Avraham C. Moskowitz, a lawyer for Mr. Pappalardo, who left Hi-Rise in November 2015, according to his LinkedIn profile, said in a statement: “Mr. Pappalardo has entered a plea of not guilty and adamantly denies all of the charges against him. He has done nothing wrong and looks forward to being vindicated at trial.”
Mr. Schneiderman’s office opened its inquiry in December 2014, several months after being contacted by lawyers for homeowners. In February 2015, after The Times’s investigation cited email correspondence suggesting that Hi-Rise executives had sought to backdate some of the reports, state authorities raided the company’s offices.
On Monday, Mr. Schneiderman’s office said that Hi-Rise employees, at the direction of Mr. Pappalardo, had fraudulently altered reports prepared by licensed professional engineers to minimize flood damage. Neither Mr. Pappalardo nor other Hi-Rise employees actually inspected the damaged buildings, and were not licensed to practice engineering in the state, authorities said.
But in the course of its investigation, Mr. Schneiderman’s office also uncovered rampant problems with the National Flood Insurance Program.
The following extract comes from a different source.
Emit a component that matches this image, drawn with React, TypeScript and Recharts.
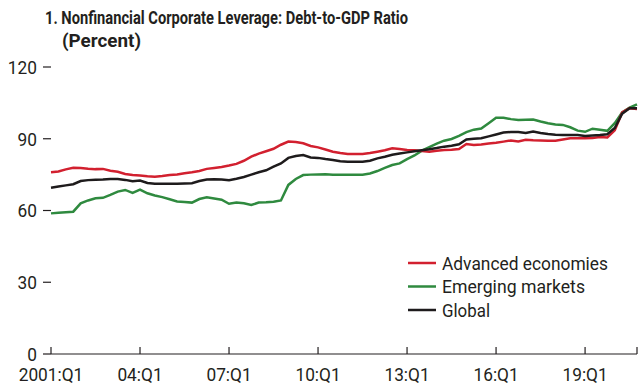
import React from "react";
import { LineChart, Line, XAxis, YAxis } from "recharts";

const advanced = [
  76.0, 76.3, 77.2, 77.9, 77.8, 77.5, 77.3, 77.4, 76.6, 76.2,
  75.3, 74.8, 74.6, 74.3, 74.1, 74.4, 74.8, 75.1, 75.6, 76.0,
  76.5, 77.4, 77.8, 78.2, 78.8, 79.5, 80.8, 82.5, 83.8, 84.8,
  85.8, 87.5, 88.8, 88.6, 88.1, 87.0, 86.4, 85.5, 84.6, 84.0,
  83.6, 83.6, 83.6, 84.0, 84.6, 85.2, 86.0, 85.7, 85.3, 85.2,
  84.9, 84.6, 85.0, 85.3, 85.4, 85.7, 87.8, 87.4, 87.6, 88.0,
  88.3, 88.8, 89.3, 88.9, 89.6, 89.4, 89.3, 89.2, 89.2, 89.7,
  90.2, 90.2, 90.2, 90.3, 90.7, 90.5, 93.5, 101.0, 102.8, 102.4,
];

const emerging = [
  58.8, 59.1, 59.3, 59.5, 63.0, 64.2, 65.1, 65.3, 66.5, 67.9,
  68.6, 67.4, 68.7, 67.2, 66.3, 65.6, 64.7, 63.8, 63.6, 63.3,
  64.8, 65.5, 65.0, 64.5, 62.8, 63.3, 63.0, 62.3, 63.3, 63.4,
  63.7, 64.2, 70.7, 73.2, 74.8, 75.0, 75.1, 75.2, 75.0, 75.0,
  75.0, 75.0, 75.0, 75.5, 76.5, 77.8, 79.0, 79.7, 81.5, 83.0,
  85.0, 86.5, 88.0, 89.2, 89.9, 91.2, 92.8, 93.8, 94.3, 96.5,
  98.8, 98.8, 98.2, 97.8, 97.9, 98.0, 97.2, 96.5, 96.0, 95.8,
  94.8, 93.4, 92.9, 94.2, 93.8, 93.3, 96.5, 101.0, 103.0, 104.4,
];

const globalSeries = [
  69.5, 70.0, 70.5, 71.0, 72.3, 72.7, 72.9, 73.0, 73.2, 73.2,
  72.8, 72.2, 72.5, 71.5, 71.2, 71.2, 71.2, 71.2, 71.3, 71.4,
  72.3, 73.0, 73.1, 73.0, 72.7, 73.3, 74.0, 75.0, 76.0, 76.8,
  78.3, 79.7, 82.0, 82.8, 83.2, 82.2, 82.0, 81.5, 81.1, 80.6,
  80.4, 80.4, 80.4, 80.8, 81.8, 82.5, 83.3, 83.8, 84.3, 84.8,
  85.2, 85.6, 86.1, 86.7, 87.1, 87.7, 89.7, 90.0, 90.2, 91.0,
  91.8, 92.6, 92.8, 92.8, 92.4, 93.0, 92.4, 92.0, 91.7, 91.6,
  91.6, 91.6, 91.2, 91.4, 91.6, 91.9, 94.5, 100.5, 102.8, 102.8,
];

const xTickPositions = [0, 12, 24, 36, 48, 60, 72, 79];
const xTickLabels = ["2001:Q1", "04:Q1", "07:Q1", "10:Q1", "13:Q1", "16:Q1", "19:Q1", ""];
const yTicks = [0, 30, 60, 90, 120];

const titleLine1 = "1. Nonfinancial Corporate Leverage: Debt-to-GDP Ratio";
const titleLine2 = "(Percent)";
const seriesNames = ["Advanced economies", "Emerging markets", "Global"];

const RED = "#d2202f";
const GREEN = "#2f8a3f";
const BLACK = "#1e1b1c";
const TEXT = "#231f20";
const FONT = "Roboto, 'Liberation Sans', sans-serif";
const SQUEEZE = 0.91;

const data = advanced.map((v, i) => ({
  i,
  adv: v,
  em: emerging[i],
  glob: globalSeries[i],
}));

const XTick = (props: any) => {
  const { x, y, payload } = props;
  const idx = xTickPositions.indexOf(payload.value);
  const label = idx >= 0 ? xTickLabels[idx] : "";
  return (
    <g>
      <line x1={x} x2={x} y1={y} y2={y - 7} stroke={TEXT} strokeWidth={1.2} />
      {label ? (
        <text
          transform={`translate(${x},${y + 26.5}) scale(${SQUEEZE},1)`}
          textAnchor="middle"
          fontFamily={FONT}
          fontSize={19}
          fill={TEXT}
        >
          {label}
        </text>
      ) : null}
    </g>
  );
};

const YTick = (props: any) => {
  const { x, y, payload } = props;
  return (
    <text
      transform={`translate(${x},${y}) scale(${SQUEEZE},1)`}
      textAnchor="end"
      dy="0.36em"
      fontFamily={FONT}
      fontSize={19}
      fill={TEXT}
    >
      {payload.value}
    </text>
  );
};

const legendItems = [
  { name: seriesNames[0], color: RED, y: 263, len: 166 },
  { name: seriesNames[1], color: GREEN, y: 286.5, len: 143 },
  { name: seriesNames[2], color: BLACK, y: 310, len: 48 },
];

export default function App() {
  return (
    <div style={{ position: "absolute", left: 0, top: 0, width: 642, height: 388, background: "#fff" }}>
      <LineChart
        width={642}
        height={388}
        data={data}
        margin={{ top: 67, right: 0, bottom: 0, left: 0 }}
      >
        <XAxis
          dataKey="i"
          type="number"
          domain={[0, 79]}
          ticks={xTickPositions}
          interval={0}
          height={34}
          tickSize={0}
          tickMargin={0}
          tickLine={false}
          axisLine={{ stroke: TEXT, strokeWidth: 1.2 }}
          tick={<XTick />}
        />
        <YAxis
          yAxisId="left"
          domain={[0, 120]}
          ticks={yTicks}
          width={51}
          axisLine={false}
          tickSize={8}
          tickMargin={6}
          tickLine={{ stroke: TEXT, strokeWidth: 1.2 }}
          tick={<YTick />}
        />
        <YAxis
          yAxisId="right"
          orientation="right"
          domain={[0, 120]}
          ticks={yTicks}
          width={5}
          axisLine={false}
          tickSize={6}
          tickLine={{ stroke: TEXT, strokeWidth: 1.2 }}
          tick={false}
        />
        <Line yAxisId="left" dataKey="em" name={seriesNames[1]} stroke={GREEN} strokeWidth={2.5} dot={false} isAnimationActive={false} />
        <Line yAxisId="left" dataKey="adv" name={seriesNames[0]} stroke={RED} strokeWidth={2.5} dot={false} isAnimationActive={false} />
        <Line yAxisId="left" dataKey="glob" name={seriesNames[2]} stroke={BLACK} strokeWidth={2.5} dot={false} isAnimationActive={false} />
      </LineChart>
      <svg
        width={642}
        height={388}
        style={{ position: "absolute", left: 0, top: 0, pointerEvents: "none" }}
      >
        <text x={45} y={24} fontFamily={FONT} fontWeight="bold" fontSize={18} fill={TEXT} textLength={363} lengthAdjust="spacingAndGlyphs">
          {titleLine1}
        </text>
        <text x={62} y={47} fontFamily={FONT} fontWeight="bold" fontSize={18} fill={TEXT} textLength={79} lengthAdjust="spacingAndGlyphs">
          {titleLine2}
        </text>
        {legendItems.map((it) => (
          <g key={it.name}>
            <line x1={408} x2={436} y1={it.y} y2={it.y} stroke={it.color} strokeWidth={2.5} />
            <text
              x={442}
              y={it.y + 6.8}
              fontFamily={FONT}
              fontSize={19}
              fill={TEXT}
              textLength={it.len}
              lengthAdjust="spacingAndGlyphs"
            >
              {it.name}
            </text>
          </g>
        ))}
      </svg>
    </div>
  );
}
FEMA has already paid out more than $8.2 billion in 130,000 cases related to Hurricane Sandy — second only to Hurricane Katrina in scope since 1978 — and state authorities issued a companion report on Monday highlighting the agency’s shortcomings and urging reforms.
Among the findings, the report indicated that even the basic definition of what it means to have flood insurance was “generally misunderstood,” and that structural engineers often lacked training and certification.
In response to the report, FEMA said that it was already working on some of the issues.
The indictment does not address the long-held suspicion among many homeowners whose properties were battered by the storm that engineers, adjusters and out-of-state insurers colluded to minimize payouts. But court filings hint at how widespread the practice was at Hi-Rise, at least.
At one point, documents show, Mr. Pappalardo instructed employees to try to convince the engineers they hired to certify that the original and final drafts were unchanged by signing a “memo of understanding” that would be later backdated by the firm.
Mr. Pappalardo sensed that employees might view the request as “an intimidating and discouraging task,” so he reminded them to mix friendly charm with bottom-line reality.
“Once you start to call these guys, you will see that they will be quick to cooperate,” he wrote in an email. “After all, they made a lot of money by working for us during the storm season. That and we’re pretty awesome to deal with.”